>> begin
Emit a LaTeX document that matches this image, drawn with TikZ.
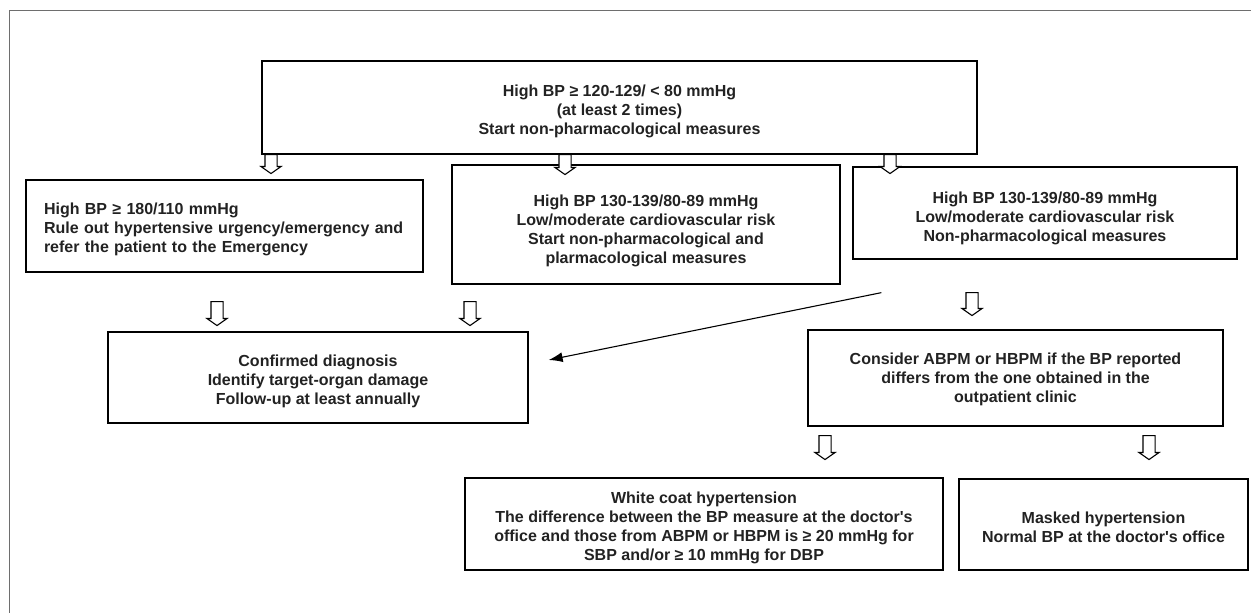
\documentclass[tikz,border=0pt]{standalone}
\usepackage{fontspec}
\setmainfont{Liberation Sans}
\usetikzlibrary{shapes.arrows,arrows.meta,positioning,calc}
\definecolor{txtgray}{HTML}{222222}
\definecolor{framegray}{HTML}{6E6E6E}
\newcommand{\toppad}[1][19pt]{\rule{0pt}{#1}}
\tikzset{
	box/.style={
		draw, rectangle, line width=1.3pt, inner sep=0pt,
		align=center, text=txtgray,
		font=\fontsize{16}{19}\selectfont\bfseries
	},
	hollow/.style={
		draw, fill=white, single arrow, shape border rotate=270,
		minimum width=19pt, single arrow head extend=4pt,
		single arrow tip angle=110, inner sep=5.5pt, line width=1.1pt
	},
	slim_arrow/.style={-{Latex[length=14pt,width=10pt]}, line width=1.1pt}
}
\begin{document}
\begin{tikzpicture}[x=1pt,y=-1pt]
				\useasboundingbox (0,0) rectangle (1251,613);
				\draw[framegray, line width=0.9pt] (1251,10) -- (9.5,10) -- (9.5,613);
				\node[box, minimum width=715pt, minimum height=93pt] (start) at (619.5,107.5)
					{\toppad High BP ≥ 120-129/ < 80 mmHg\\(at least 2 times)\\Start non-pharmacological measures};
				\node[box, align=left, text width=361pt, inner xsep=18pt, minimum height=92pt] (severe) at (224.5,226)
					{\toppad High BP ≥ 180/110 mmHg\\Rule out hypertensive urgency/emergency and\\refer the patient to the Emergency};
				\node[box, minimum width=388pt, minimum height=119pt] (mid) at (646,224.5)
					{\toppad[25pt]High BP 130-139/80-89 mmHg\\Low/moderate cardiovascular risk\\Start non-pharmacological and\\plarmacological measures};
				\node[box, minimum width=384pt, minimum height=92pt] (low) at (1045,213)
					{\toppad[22pt]High BP 130-139/80-89 mmHg\\Low/moderate cardiovascular risk\\Non-pharmacological measures};
				\node[box, minimum width=420pt, minimum height=91pt] (conf) at (318,377.5)
					{\toppad Confirmed diagnosis\\Identify target-organ damage\\Follow-up at least annually};
				\node[box, minimum width=415pt, minimum height=96pt] (abpm) at (1015.5,378)
					{\toppad[15pt]Consider ABPM or HBPM if the BP reported\\differs from the one obtained in the\\outpatient clinic};
				\node[box, minimum width=478pt, minimum height=92pt] (white) at (704,524)
					{\toppad White coat hypertension\\The difference between the BP measure at the doctor\textquotesingle s\\office and those from ABPM or HBPM is ≥ 20 mmHg for\\SBP and/or ≥ 10 mmHg for DBP};
				\node[box, minimum width=289pt, minimum height=91pt] (masked) at (1103.5,524.5)
					{\toppad[17pt]Masked hypertension\\Normal BP at the doctor\textquotesingle s office};
				% hollow arrows
				\node[hollow, minimum height=19pt, anchor=tail] (s1) at (271,154) {};
				\node[hollow, minimum height=20pt, anchor=tail] (s2) at (565,154) {};
				\node[hollow, minimum height=19pt, anchor=tail] (s3) at (890,154) {};
				\node[hollow, minimum height=24pt, anchor=tail] (c1) at (217,301) {};
				\node[hollow, minimum height=24pt, anchor=tail] (c2) at (470,301) {};
				\node[hollow, minimum height=23pt, anchor=tail] (l1) at (972,292) {};
				\node[hollow, minimum height=24pt, anchor=tail] (w1) at (825,435) {};
				\node[hollow, minimum height=24pt, anchor=tail] (m1) at (1149,435) {};
				% diagonal link
				\coordinate (dstart) at ([xshift=29pt,yshift=-33pt]low.south west);
				\coordinate (dend) at ([xshift=20pt,yshift=17.5pt]conf.east);
				\draw[slim_arrow] (dstart) -- (dend);
\end{tikzpicture}
\end{document}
>> end
◆ **Do this**: Make an exact copy of the whole listing, but don't bring over any pictures.

◆ **Full response**:
Emit a LaTeX document that matches this image, drawn with TikZ.
\documentclass[tikz,border=0pt]{standalone}
\usepackage{fontspec}
\setmainfont{Liberation Sans}
\usetikzlibrary{shapes.arrows,arrows.meta,positioning,calc}
\definecolor{txtgray}{HTML}{222222}
\definecolor{framegray}{HTML}{6E6E6E}
\newcommand{\toppad}[1][19pt]{\rule{0pt}{#1}}
\tikzset{
	box/.style={
		draw, rectangle, line width=1.3pt, inner sep=0pt,
		align=center, text=txtgray,
		font=\fontsize{16}{19}\selectfont\bfseries
	},
	hollow/.style={
		draw, fill=white, single arrow, shape border rotate=270,
		minimum width=19pt, single arrow head extend=4pt,
		single arrow tip angle=110, inner sep=5.5pt, line width=1.1pt
	},
	slim_arrow/.style={-{Latex[length=14pt,width=10pt]}, line width=1.1pt}
}
\begin{document}
\begin{tikzpicture}[x=1pt,y=-1pt]
				\useasboundingbox (0,0) rectangle (1251,613);
				\draw[framegray, line width=0.9pt] (1251,10) -- (9.5,10) -- (9.5,613);
				\node[box, minimum width=715pt, minimum height=93pt] (start) at (619.5,107.5)
					{\toppad High BP ≥ 120-129/ < 80 mmHg\\(at least 2 times)\\Start non-pharmacological measures};
				\node[box, align=left, text width=361pt, inner xsep=18pt, minimum height=92pt] (severe) at (224.5,226)
					{\toppad High BP ≥ 180/110 mmHg\\Rule out hypertensive urgency/emergency and\\refer the patient to the Emergency};
				\node[box, minimum width=388pt, minimum height=119pt] (mid) at (646,224.5)
					{\toppad[25pt]High BP 130-139/80-89 mmHg\\Low/moderate cardiovascular risk\\Start non-pharmacological and\\plarmacological measures};
				\node[box, minimum width=384pt, minimum height=92pt] (low) at (1045,213)
					{\toppad[22pt]High BP 130-139/80-89 mmHg\\Low/moderate cardiovascular risk\\Non-pharmacological measures};
				\node[box, minimum width=420pt, minimum height=91pt] (conf) at (318,377.5)
					{\toppad Confirmed diagnosis\\Identify target-organ damage\\Follow-up at least annually};
				\node[box, minimum width=415pt, minimum height=96pt] (abpm) at (1015.5,378)
					{\toppad[15pt]Consider ABPM or HBPM if the BP reported\\differs from the one obtained in the\\outpatient clinic};
				\node[box, minimum width=478pt, minimum height=92pt] (white) at (704,524)
					{\toppad White coat hypertension\\The difference between the BP measure at the doctor\textquotesingle s\\office and those from ABPM or HBPM is ≥ 20 mmHg for\\SBP and/or ≥ 10 mmHg for DBP};
				\node[box, minimum width=289pt, minimum height=91pt] (masked) at (1103.5,524.5)
					{\toppad[17pt]Masked hypertension\\Normal BP at the doctor\textquotesingle s office};
				% hollow arrows
				\node[hollow, minimum height=19pt, anchor=tail] (s1) at (271,154) {};
				\node[hollow, minimum height=20pt, anchor=tail] (s2) at (565,154) {};
				\node[hollow, minimum height=19pt, anchor=tail] (s3) at (890,154) {};
				\node[hollow, minimum height=24pt, anchor=tail] (c1) at (217,301) {};
				\node[hollow, minimum height=24pt, anchor=tail] (c2) at (470,301) {};
				\node[hollow, minimum height=23pt, anchor=tail] (l1) at (972,292) {};
				\node[hollow, minimum height=24pt, anchor=tail] (w1) at (825,435) {};
				\node[hollow, minimum height=24pt, anchor=tail] (m1) at (1149,435) {};
				% diagonal link
				\coordinate (dstart) at ([xshift=29pt,yshift=-33pt]low.south west);
				\coordinate (dend) at ([xshift=20pt,yshift=17.5pt]conf.east);
				\draw[slim_arrow] (dstart) -- (dend);
\end{tikzpicture}
\end{document}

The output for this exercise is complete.